Jail looms for two journalists
Supreme Court turns down the appeal of reporters who have refused to name their sources in leak probe
WASHINGTON - After the Supreme Court rejected their appeals yesterday, two journalists who refused to reveal their confidential sources in a federal leak probe could face an order to go to jail as soon as this week.
Reporters Matthew Cooper of Time magazine and Judith Miller of The New York Times will appear in U.S. District Court in Washington tentatively tomorrow afternoon to face the judge who held them in contempt last October for refusing to testify about the Bush administration's leak of a covert CIA operative's name.
At the hearing, Special Counsel Patrick Fitzgerald is expected to seek an order forcing their testimony, or jail, and attorneys for Cooper and Miller will launch a last-ditch legal pitch that one lawyer knowledgeable about the case likened to a "Hail Mary" pass.
Time withheld Cooper's final position pending the judge's response, but The New York Times said it would back Miller's decision to honor her commitment to protect her sources.
In the probe, Fitzgerald is trying to find out who in the Bush administration leaked the name of covert CIA officer Valerie Plame to columnist Robert Novak in July 2003.
Novak is mum on his sources and on whether he has talked to investigators. Fitzgerald sought to question several reporters, but Cooper and Miller refused, citing the need to protect their confidential sources.

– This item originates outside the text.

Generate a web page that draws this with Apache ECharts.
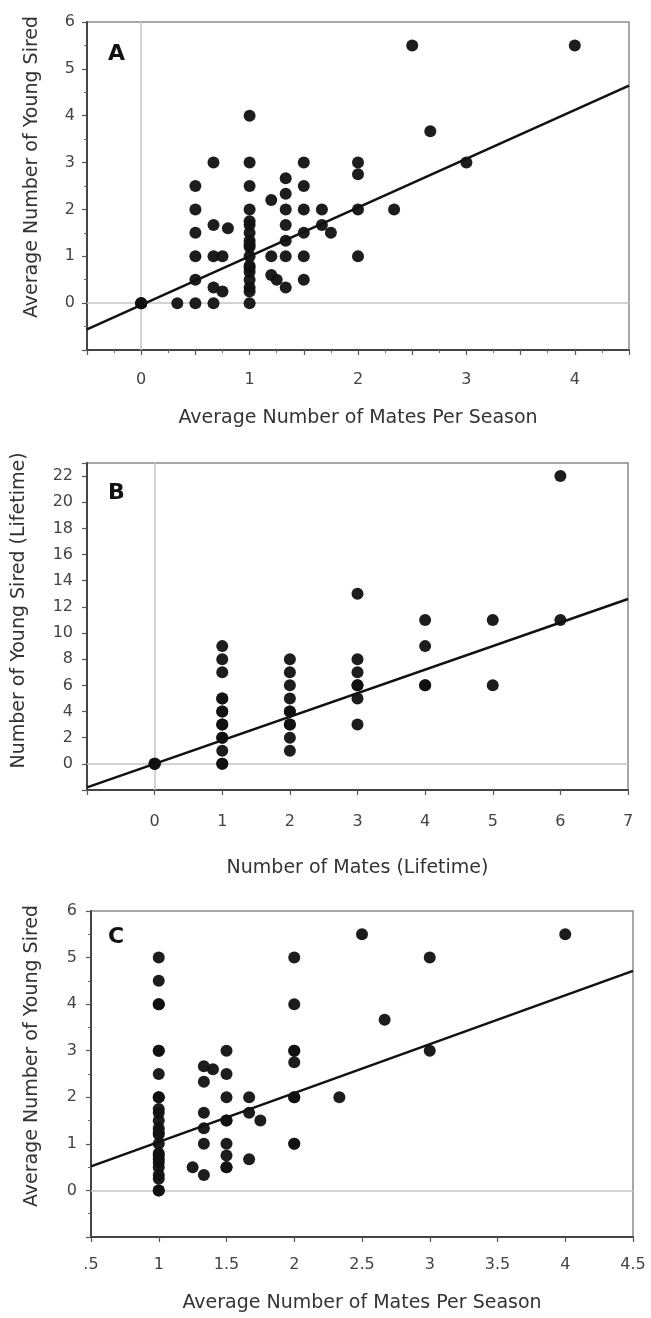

After U.S. District Judge Thomas Hogan held them in civil contempt, Cooper and Miller appealed.
In declining to hear their appeals, the Supreme Court yesterday let stand lower court rulings that reporters do not have a First Amendment right to refuse to comply with a federal grand jury subpoena in a criminal probe.
Fitzgerald said the probe is done except for the reporters' testimony. He said with "all appeals exhausted, we look forward to resuming our progress in this investigation and bringing it to a prompt conclusion."
But Time said it would ask Hogan for a prompt new hearing to "reassess" reporters' privilege in light of developments in the probe.
Time said there was "reason to believe" Fitzgerald had determined the leak did not violate federal law against identifying a covert agent and was now probing whether any witnesses made false statements. Obstruction of justice or perjury charges would not rise to the level of requiring reporters to reveal their sources, Time said.
Time, the Times and journalism groups called the court's sidestepping of the cases a disappointment. New York Times publisher Arthur Sulzberger Jr. called it "shocking" that Miller faces jail for not divulging sources she used for a story that was not published.